A stronger ERP governance model establishes enterprise standards for master data, project hierarchies, role-based approvals, billing policies, revenue treatment, subcontractor controls, and KPI definitions. It still allows local variation where legally or commercially necessary, but those exceptions are governed rather than accidental. This is essential for firms pursuing acquisitions, shared services, or global delivery expansion.
- Define enterprise-wide process ownership for quote-to-cash, resource management, project accounting, and reporting
- Create a common data model for clients, projects, service lines, skills, rates, and legal entities
- Use workflow policies to enforce approval thresholds, segregation of duties, and audit traceability
- Standardize KPI definitions for utilization, realization, backlog, margin, and forecast accuracy
- Establish an ERP governance council spanning finance, delivery, IT, and executive leadership
Implementation tradeoffs executives should evaluate
Not every professional services ERP transformation should pursue full process redesign on day one. Some firms need rapid stabilization of billing, project accounting, and reporting before broader workflow optimization. Others may prioritize global template design to support acquisitions and multi-entity harmonization. The right sequencing depends on growth stage, system debt, operating complexity, and leadership readiness for standardization.
Executives should evaluate tradeoffs between speed and harmonization, local autonomy and enterprise control, best-of-breed flexibility and platform simplicity, and customization depth versus long-term maintainability. A common failure pattern is over-customizing around current exceptions instead of redesigning the operating model. Another is underinvesting in data governance, which leaves the new ERP technically live but operationally unreliable.
Operational ROI: what value leaders should actually measure
The ROI of professional services ERP modernization should not be limited to finance headcount savings or faster invoicing, although both matter. The larger value comes from improved delivery economics and management control. Firms should measure utilization improvement, reduction in unbilled work, faster staffing cycle times, lower project margin leakage, improved forecast accuracy, reduced close duration, stronger subcontractor spend visibility, and better cash conversion from project execution to collection.

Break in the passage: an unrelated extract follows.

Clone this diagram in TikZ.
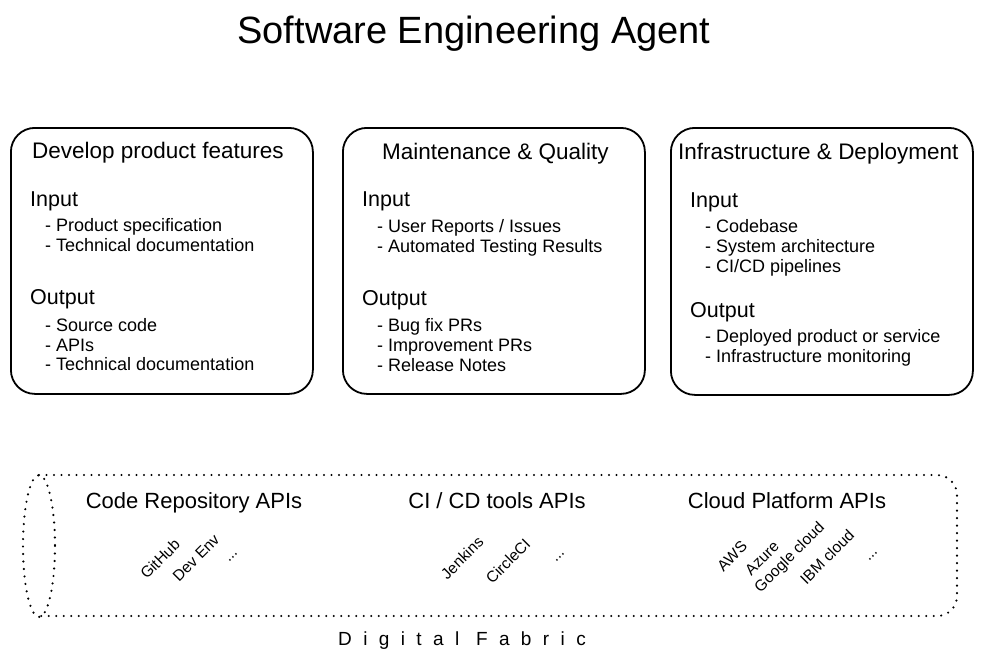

There is also strategic ROI. A governed ERP operating model makes acquisitions easier to integrate, supports expansion into new service lines, improves resilience when key personnel change, and gives leadership a more reliable basis for pricing, capacity planning, and investment decisions. In a services business, operational visibility is not a reporting luxury. It is a margin protection mechanism.
Executive recommendations for a successful transformation
For CEOs, CIOs, COOs, and CFOs, the priority is to frame ERP transformation as enterprise operating model modernization. Start by identifying the workflows where fragmentation creates the most financial and delivery risk. Build a target-state architecture that connects commercial, delivery, workforce, and finance processes. Standardize the data and governance model before scaling automation. Use cloud ERP to create a resilient core, then extend through composable integrations where specialization is justified.
Most importantly, align the transformation to measurable business outcomes: scalable delivery, stronger project governance, faster decision-making, cleaner multi-entity reporting, and improved profitability by service line. Professional services firms do not win by adding more disconnected tools. They win by building a connected digital operations backbone that turns delivery execution into governed, visible, and scalable enterprise performance.